Double-slit intensity distribution for particles

Question

For waves, the intensity pattern for the double-slit experiment is given by the following equation (as of David Morin's notes on waves)

$$ I(x) = I(0) \frac{D}{\sqrt{x^{2} + D^{2}}}cos^{2} \left ( \frac{x \pi d}{\lambda \sqrt{x^{2} + D^{2}}} \right ) $$

Where $D$ is the distance between the measuring apparatus and the slits' wall, $d$ is the distance between slits, $\lambda$ is the wavelength of the incident light, $x$ is the distance along the apparatus' wall and I(0) is the intensity at x = 0.

This equation yelds a graphic like

This result is widely proved in standard textbooks.

On the other hand, although most introductory quantum mechanics books start with the double-slit experiment, the standard procedure if to only affirm that the same experiment done with particles (or by checking through which slit does each photon goes through) has a shape like

[2

Where the black graphics would refere to having one or the other slit open, while the net result of having both slits open would be simply the red graphic, which is a simple sum of the black graphics. This is usully presented as an empirical result, without further details on the math behind it. In fact, I haven't found any book or articles that breaks down the math of this result.

My personal guess is that each of the black graphics represents a Gaussian, centered in the position in the $x$-axis of its corresponding slit. Even then, I am not sure of how to proceed for the particular of case of incident waves whose photons behave like particles, specially because many question can be opened around it:

How do these Gaussians vary with the total intensity of the incident wave? Do they depend of wavelength of each photon? How is the intensity of each photon measured? Etc.

My main goal was checking if the total area below the intensity's graphic doesn't change after collapsing the wave function (i.e. there is no net energy difference between the experiments). This is an impossible task without further details on the latter graphics.

Answer 1

It's unnecessary to check it for particular functional forms. After all, the functional forms aren't exact. In particular, it's not true that the intensity at all interference minima is strictly zero. The minima away from the center of the picture are closer to one of the slits, so the wave function from the slit is larger (in absolute value), and therefore can't be quite compensated by the smaller contribution from the other slit.

But the conservation of energy always works and one may see it e.g. in the limit in which the interference pattern is very dense. In that case, $\cos^2 x$ is quickly oscillating and its integral over any finite interval is the same as if the function is approximated by $1/2$, the average value of $\cos^2 x$.

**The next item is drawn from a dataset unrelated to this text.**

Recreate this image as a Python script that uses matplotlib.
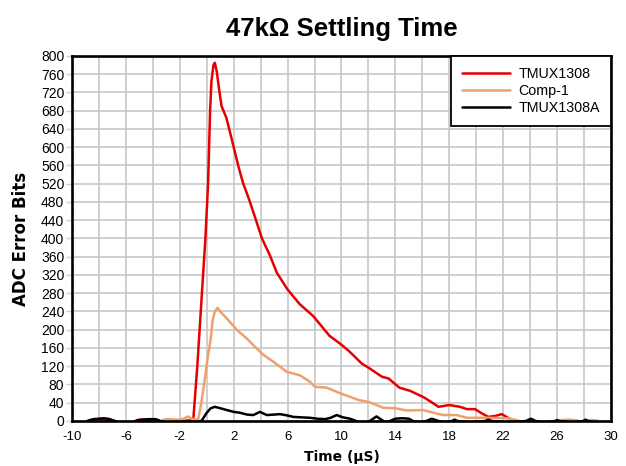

One may also see that the which-way measurement doesn't affect the overall probability by proving the continuity equation – either for the probability using Schrödinger's current or the energy using the stress-energy tensor for Maxwell's equations

The difference between the interfering and non-interfering situations is exactly the mixed terms. The two amplitudes are $$ |c_1|^2+ |c_2|^2, \quad |c_1+c_2|^2 $$ and their difference (in the opposite order) is clearly $$ c_1^* c_2 + c_2^* c_1 $$ When you integrat these products, you will get the integral of a number with a fluctuating phase and the integral clearly vanishes at least approximately.

In fact, the vanishing is exact because e.g. the integral of $c_1^* c_2$ is nothing else than the Hilbert space inner products of the wave functions $c_1$ and $c_2$ describing the particle from the two slits. Those have to be orthogonal to each other exactly because the two options, two slits, are mutually exclusive. Eigenvectors of Hermitian operators are orthogonal and the "slit number" operator is a Hermitian one, too.

That's why the mixed terms integrate to zero and why the overall probability or the overall energy is not affect by the collapse after the which-way measurement.